Supplied information:

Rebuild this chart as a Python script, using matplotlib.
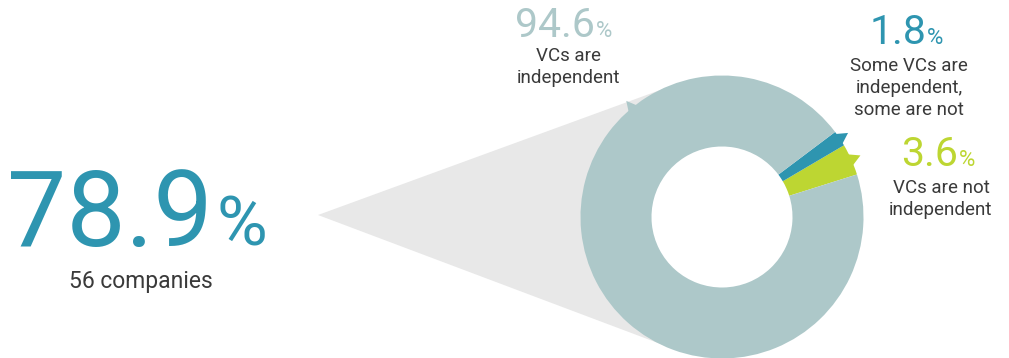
import numpy as np
import matplotlib.pyplot as plt
from matplotlib.patches import Polygon

#----------------------------------------------------------------------------

# share of companies by VC independence (%)
shares = [3.6, 1.8, 94.6]
share_labels = ['VCs are not\nindependent',
                'Some VCs are\nindependent,\nsome are not',
                'VCs are\nindependent']
headline = 78.9
headline_note = '56 companies'

GREY = '#adc8c9'
TEAL = '#2e95b0'
LIME = '#bdd632'
TEXT = '#3a3a3a'
CONE = '#e8e8e8'

NUM_FONT = dict(family=['Roboto', 'DejaVu Sans'], weight='normal')
LBL_FONT = dict(family=['Roboto', 'DejaVu Sans'], weight='normal')

W, H = 1009, 358

#----------------------------------------------------------------------------

def _polar(cx, cy, r, deg):
    a = np.radians(deg)
    return (cx + r * np.cos(a), cy + r * np.sin(a))

def _pointer(ax, cx, cy, R, theta, color, half=3.0, tip=10):
    pts = [_polar(cx, cy, R - 3, theta + half),
           _polar(cx, cy, R + tip, theta),
           _polar(cx, cy, R - 3, theta - half)]
    ax.add_patch(Polygon(pts, closed=True, color=color, lw=0, zorder=3))

def _cone(ax, apex, cx, cy, R):
    # grey wedge from the headline to the tangents of the donut
    dx, dy = cx - apex[0], cy - apex[1]
    d = np.hypot(dx, dy)
    base = np.degrees(np.arctan2(dy, dx))
    beta = np.degrees(np.arccos(R / d))
    # tangent points seen from the centre, joined along the near side
    arc = np.linspace(base + 180 - beta, base + 180 + beta, 60)
    pts = [apex] + [_polar(cx, cy, R - 1, a) for a in arc]
    ax.add_patch(Polygon(pts, closed=True, color=CONE, lw=0, zorder=1))

#----------------------------------------------------------------------------

fig = plt.figure(figsize=(W / 100, H / 100), dpi=100)
ax = fig.add_axes([0, 0, 1, 1])

cx, cy, R, ring = 722, 141, 141.5, 71

_cone(ax, (318, 143), cx, cy, R)

wedges, _ = ax.pie(shares, colors=[LIME, TEAL, GREY], startangle=17.5,
                   counterclock=True, radius=R, center=(cx, cy), frame=True,
                   wedgeprops=dict(width=ring, linewidth=0))
for w in wedges:
    w.set_zorder(2)

# small arrow tips pointing at the labels
_pointer(ax, cx, cy, R, (wedges[0].theta1 + wedges[0].theta2) / 2, LIME)
_pointer(ax, cx, cy, R, (wedges[1].theta1 + wedges[1].theta2) / 2, TEAL)
_pointer(ax, cx, cy, R, 129.5, GREY, half=2.6, tip=9)

ax.set_xlim(0, W)
ax.set_ylim(0, H)
ax.set_aspect('auto')
ax.axis('off')

# percentages and their labels (label y is the baseline of the last line)
num_pos = [(958, 192), (926, 314), (595, 321)]
lbl_pos = [(941, 143), (909, 243), (568, 275)]
colors = [LIME, TEAL, GREY]
for v, lab, (nx, ny), (lx, ly), c in zip(shares, share_labels, num_pos, lbl_pos, colors):
    ax.text(nx, ny, f'{v:.1f}', ha='right', va='baseline', color=c, fontsize=29.5, **NUM_FONT)
    ax.text(nx + 1, ny, '%', ha='left', va='baseline', color=c, fontsize=16, **NUM_FONT)
    ax.text(lx, ly, lab, ha='center', va='baseline', color=TEXT, fontsize=13.5,
            linespacing=1.27, **LBL_FONT)

# headline figure
ax.text(213, 112, f'{headline:.1f}', ha='right', va='baseline', color=TEAL, fontsize=76, **NUM_FONT)
ax.text(216, 112, '%', ha='left', va='baseline', color=TEAL, fontsize=50, **NUM_FONT)
ax.text(141, 70, headline_note, ha='center', va='baseline', color=TEXT, fontsize=16.5, **LBL_FONT)

fig.savefig('out.png', dpi=100)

The request: Restate the whole listing above exactly, except for its images.

Solution to the problem:
Rebuild this chart as a Python script, using matplotlib.
import numpy as np
import matplotlib.pyplot as plt
from matplotlib.patches import Polygon

#----------------------------------------------------------------------------

# share of companies by VC independence (%)
shares = [3.6, 1.8, 94.6]
share_labels = ['VCs are not\nindependent',
                'Some VCs are\nindependent,\nsome are not',
                'VCs are\nindependent']
headline = 78.9
headline_note = '56 companies'

GREY = '#adc8c9'
TEAL = '#2e95b0'
LIME = '#bdd632'
TEXT = '#3a3a3a'
CONE = '#e8e8e8'

NUM_FONT = dict(family=['Roboto', 'DejaVu Sans'], weight='normal')
LBL_FONT = dict(family=['Roboto', 'DejaVu Sans'], weight='normal')

W, H = 1009, 358

#----------------------------------------------------------------------------

def _polar(cx, cy, r, deg):
    a = np.radians(deg)
    return (cx + r * np.cos(a), cy + r * np.sin(a))

def _pointer(ax, cx, cy, R, theta, color, half=3.0, tip=10):
    pts = [_polar(cx, cy, R - 3, theta + half),
           _polar(cx, cy, R + tip, theta),
           _polar(cx, cy, R - 3, theta - half)]
    ax.add_patch(Polygon(pts, closed=True, color=color, lw=0, zorder=3))

def _cone(ax, apex, cx, cy, R):
    # grey wedge from the headline to the tangents of the donut
    dx, dy = cx - apex[0], cy - apex[1]
    d = np.hypot(dx, dy)
    base = np.degrees(np.arctan2(dy, dx))
    beta = np.degrees(np.arccos(R / d))
    # tangent points seen from the centre, joined along the near side
    arc = np.linspace(base + 180 - beta, base + 180 + beta, 60)
    pts = [apex] + [_polar(cx, cy, R - 1, a) for a in arc]
    ax.add_patch(Polygon(pts, closed=True, color=CONE, lw=0, zorder=1))

#----------------------------------------------------------------------------

fig = plt.figure(figsize=(W / 100, H / 100), dpi=100)
ax = fig.add_axes([0, 0, 1, 1])

cx, cy, R, ring = 722, 141, 141.5, 71

_cone(ax, (318, 143), cx, cy, R)

wedges, _ = ax.pie(shares, colors=[LIME, TEAL, GREY], startangle=17.5,
                   counterclock=True, radius=R, center=(cx, cy), frame=True,
                   wedgeprops=dict(width=ring, linewidth=0))
for w in wedges:
    w.set_zorder(2)

# small arrow tips pointing at the labels
_pointer(ax, cx, cy, R, (wedges[0].theta1 + wedges[0].theta2) / 2, LIME)
_pointer(ax, cx, cy, R, (wedges[1].theta1 + wedges[1].theta2) / 2, TEAL)
_pointer(ax, cx, cy, R, 129.5, GREY, half=2.6, tip=9)

ax.set_xlim(0, W)
ax.set_ylim(0, H)
ax.set_aspect('auto')
ax.axis('off')

# percentages and their labels (label y is the baseline of the last line)
num_pos = [(958, 192), (926, 314), (595, 321)]
lbl_pos = [(941, 143), (909, 243), (568, 275)]
colors = [LIME, TEAL, GREY]
for v, lab, (nx, ny), (lx, ly), c in zip(shares, share_labels, num_pos, lbl_pos, colors):
    ax.text(nx, ny, f'{v:.1f}', ha='right', va='baseline', color=c, fontsize=29.5, **NUM_FONT)
    ax.text(nx + 1, ny, '%', ha='left', va='baseline', color=c, fontsize=16, **NUM_FONT)
    ax.text(lx, ly, lab, ha='center', va='baseline', color=TEXT, fontsize=13.5,
            linespacing=1.27, **LBL_FONT)

# headline figure
ax.text(213, 112, f'{headline:.1f}', ha='right', va='baseline', color=TEAL, fontsize=76, **NUM_FONT)
ax.text(216, 112, '%', ha='left', va='baseline', color=TEAL, fontsize=50, **NUM_FONT)
ax.text(141, 70, headline_note, ha='center', va='baseline', color=TEXT, fontsize=16.5, **LBL_FONT)

fig.savefig('out.png', dpi=100)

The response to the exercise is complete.